- [Given information]

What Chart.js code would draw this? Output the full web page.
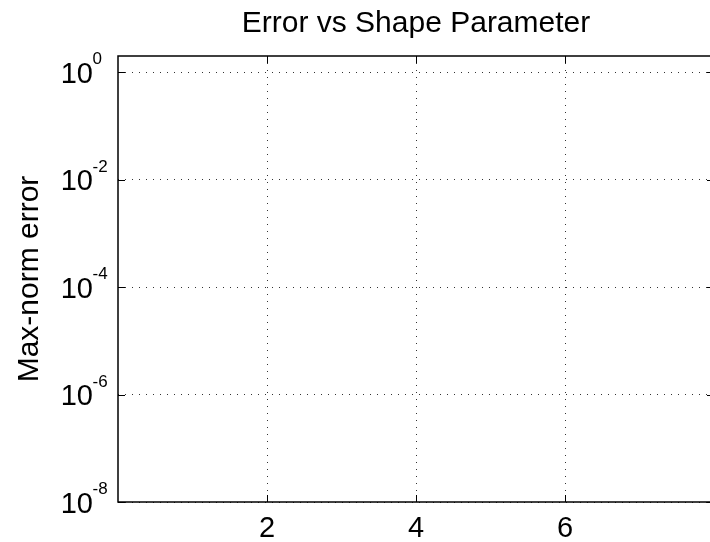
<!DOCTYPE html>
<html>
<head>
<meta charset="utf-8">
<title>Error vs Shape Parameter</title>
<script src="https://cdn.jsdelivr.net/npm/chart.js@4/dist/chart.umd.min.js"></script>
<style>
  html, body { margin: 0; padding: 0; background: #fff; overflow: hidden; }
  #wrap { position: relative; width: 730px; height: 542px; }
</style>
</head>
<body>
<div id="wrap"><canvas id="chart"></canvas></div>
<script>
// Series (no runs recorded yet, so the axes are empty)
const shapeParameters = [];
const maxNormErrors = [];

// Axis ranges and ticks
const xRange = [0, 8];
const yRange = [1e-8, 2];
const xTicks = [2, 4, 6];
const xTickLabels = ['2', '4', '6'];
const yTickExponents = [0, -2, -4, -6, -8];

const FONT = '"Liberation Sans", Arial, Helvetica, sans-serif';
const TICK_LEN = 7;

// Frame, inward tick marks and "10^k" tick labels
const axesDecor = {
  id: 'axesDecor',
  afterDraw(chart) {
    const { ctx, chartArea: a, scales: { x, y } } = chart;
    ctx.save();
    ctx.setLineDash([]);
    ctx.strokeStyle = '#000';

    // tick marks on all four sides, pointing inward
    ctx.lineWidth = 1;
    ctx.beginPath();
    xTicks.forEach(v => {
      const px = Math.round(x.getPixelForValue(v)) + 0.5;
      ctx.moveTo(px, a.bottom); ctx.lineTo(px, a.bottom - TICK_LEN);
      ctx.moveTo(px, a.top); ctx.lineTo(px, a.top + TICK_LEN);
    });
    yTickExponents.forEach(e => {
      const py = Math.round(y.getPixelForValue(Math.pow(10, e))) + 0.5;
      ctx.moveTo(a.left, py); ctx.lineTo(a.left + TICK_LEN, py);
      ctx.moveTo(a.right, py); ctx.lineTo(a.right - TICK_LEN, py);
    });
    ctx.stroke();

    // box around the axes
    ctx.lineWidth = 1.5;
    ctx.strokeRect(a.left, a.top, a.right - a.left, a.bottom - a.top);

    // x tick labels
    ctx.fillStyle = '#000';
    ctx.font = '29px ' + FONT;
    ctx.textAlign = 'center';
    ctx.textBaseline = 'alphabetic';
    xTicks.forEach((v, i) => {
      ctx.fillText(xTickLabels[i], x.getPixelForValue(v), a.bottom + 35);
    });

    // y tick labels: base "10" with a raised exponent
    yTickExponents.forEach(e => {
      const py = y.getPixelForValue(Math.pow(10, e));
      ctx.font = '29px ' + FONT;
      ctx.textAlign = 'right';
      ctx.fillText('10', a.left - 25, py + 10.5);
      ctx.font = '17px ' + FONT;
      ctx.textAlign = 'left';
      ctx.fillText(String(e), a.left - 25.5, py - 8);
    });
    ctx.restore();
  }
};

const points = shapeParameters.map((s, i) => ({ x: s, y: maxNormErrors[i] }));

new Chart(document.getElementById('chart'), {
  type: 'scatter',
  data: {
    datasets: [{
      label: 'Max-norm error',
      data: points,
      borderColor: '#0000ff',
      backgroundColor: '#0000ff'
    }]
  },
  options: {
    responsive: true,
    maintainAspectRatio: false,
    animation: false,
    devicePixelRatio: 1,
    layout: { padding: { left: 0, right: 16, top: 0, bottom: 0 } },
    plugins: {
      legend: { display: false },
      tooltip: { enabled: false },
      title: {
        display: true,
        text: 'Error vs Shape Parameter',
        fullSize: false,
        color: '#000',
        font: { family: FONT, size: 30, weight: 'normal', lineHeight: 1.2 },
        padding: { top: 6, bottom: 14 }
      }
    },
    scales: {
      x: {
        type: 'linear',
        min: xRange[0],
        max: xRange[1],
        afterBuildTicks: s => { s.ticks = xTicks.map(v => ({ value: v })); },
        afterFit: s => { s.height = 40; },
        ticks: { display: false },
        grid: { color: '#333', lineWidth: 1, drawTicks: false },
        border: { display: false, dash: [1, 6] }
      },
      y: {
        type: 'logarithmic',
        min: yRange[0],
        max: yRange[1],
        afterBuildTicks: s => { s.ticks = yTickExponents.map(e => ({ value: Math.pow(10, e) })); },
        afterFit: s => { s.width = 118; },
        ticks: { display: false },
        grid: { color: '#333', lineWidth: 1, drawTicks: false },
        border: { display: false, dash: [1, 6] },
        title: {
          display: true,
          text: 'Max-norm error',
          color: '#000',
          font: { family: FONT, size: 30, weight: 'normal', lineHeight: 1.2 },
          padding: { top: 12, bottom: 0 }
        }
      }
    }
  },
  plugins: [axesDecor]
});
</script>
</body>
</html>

- [What to produce]
Every line is to be duplicated exactly, though pictures stay out.

- [Result of the task]
What Chart.js code would draw this? Output the full web page.
<!DOCTYPE html>
<html>
<head>
<meta charset="utf-8">
<title>Error vs Shape Parameter</title>
<script src="https://cdn.jsdelivr.net/npm/chart.js@4/dist/chart.umd.min.js"></script>
<style>
  html, body { margin: 0; padding: 0; background: #fff; overflow: hidden; }
  #wrap { position: relative; width: 730px; height: 542px; }
</style>
</head>
<body>
<div id="wrap"><canvas id="chart"></canvas></div>
<script>
// Series (no runs recorded yet, so the axes are empty)
const shapeParameters = [];
const maxNormErrors = [];

// Axis ranges and ticks
const xRange = [0, 8];
const yRange = [1e-8, 2];
const xTicks = [2, 4, 6];
const xTickLabels = ['2', '4', '6'];
const yTickExponents = [0, -2, -4, -6, -8];

const FONT = '"Liberation Sans", Arial, Helvetica, sans-serif';
const TICK_LEN = 7;

// Frame, inward tick marks and "10^k" tick labels
const axesDecor = {
  id: 'axesDecor',
  afterDraw(chart) {
    const { ctx, chartArea: a, scales: { x, y } } = chart;
    ctx.save();
    ctx.setLineDash([]);
    ctx.strokeStyle = '#000';

    // tick marks on all four sides, pointing inward
    ctx.lineWidth = 1;
    ctx.beginPath();
    xTicks.forEach(v => {
      const px = Math.round(x.getPixelForValue(v)) + 0.5;
      ctx.moveTo(px, a.bottom); ctx.lineTo(px, a.bottom - TICK_LEN);
      ctx.moveTo(px, a.top); ctx.lineTo(px, a.top + TICK_LEN);
    });
    yTickExponents.forEach(e => {
      const py = Math.round(y.getPixelForValue(Math.pow(10, e))) + 0.5;
      ctx.moveTo(a.left, py); ctx.lineTo(a.left + TICK_LEN, py);
      ctx.moveTo(a.right, py); ctx.lineTo(a.right - TICK_LEN, py);
    });
    ctx.stroke();

    // box around the axes
    ctx.lineWidth = 1.5;
    ctx.strokeRect(a.left, a.top, a.right - a.left, a.bottom - a.top);

    // x tick labels
    ctx.fillStyle = '#000';
    ctx.font = '29px ' + FONT;
    ctx.textAlign = 'center';
    ctx.textBaseline = 'alphabetic';
    xTicks.forEach((v, i) => {
      ctx.fillText(xTickLabels[i], x.getPixelForValue(v), a.bottom + 35);
    });

    // y tick labels: base "10" with a raised exponent
    yTickExponents.forEach(e => {
      const py = y.getPixelForValue(Math.pow(10, e));
      ctx.font = '29px ' + FONT;
      ctx.textAlign = 'right';
      ctx.fillText('10', a.left - 25, py + 10.5);
      ctx.font = '17px ' + FONT;
      ctx.textAlign = 'left';
      ctx.fillText(String(e), a.left - 25.5, py - 8);
    });
    ctx.restore();
  }
};

const points = shapeParameters.map((s, i) => ({ x: s, y: maxNormErrors[i] }));

new Chart(document.getElementById('chart'), {
  type: 'scatter',
  data: {
    datasets: [{
      label: 'Max-norm error',
      data: points,
      borderColor: '#0000ff',
      backgroundColor: '#0000ff'
    }]
  },
  options: {
    responsive: true,
    maintainAspectRatio: false,
    animation: false,
    devicePixelRatio: 1,
    layout: { padding: { left: 0, right: 16, top: 0, bottom: 0 } },
    plugins: {
      legend: { display: false },
      tooltip: { enabled: false },
      title: {
        display: true,
        text: 'Error vs Shape Parameter',
        fullSize: false,
        color: '#000',
        font: { family: FONT, size: 30, weight: 'normal', lineHeight: 1.2 },
        padding: { top: 6, bottom: 14 }
      }
    },
    scales: {
      x: {
        type: 'linear',
        min: xRange[0],
        max: xRange[1],
        afterBuildTicks: s => { s.ticks = xTicks.map(v => ({ value: v })); },
        afterFit: s => { s.height = 40; },
        ticks: { display: false },
        grid: { color: '#333', lineWidth: 1, drawTicks: false },
        border: { display: false, dash: [1, 6] }
      },
      y: {
        type: 'logarithmic',
        min: yRange[0],
        max: yRange[1],
        afterBuildTicks: s => { s.ticks = yTickExponents.map(e => ({ value: Math.pow(10, e) })); },
        afterFit: s => { s.width = 118; },
        ticks: { display: false },
        grid: { color: '#333', lineWidth: 1, drawTicks: false },
        border: { display: false, dash: [1, 6] },
        title: {
          display: true,
          text: 'Max-norm error',
          color: '#000',
          font: { family: FONT, size: 30, weight: 'normal', lineHeight: 1.2 },
          padding: { top: 12, bottom: 0 }
        }
      }
    }
  },
  plugins: [axesDecor]
});
</script>
</body>
</html>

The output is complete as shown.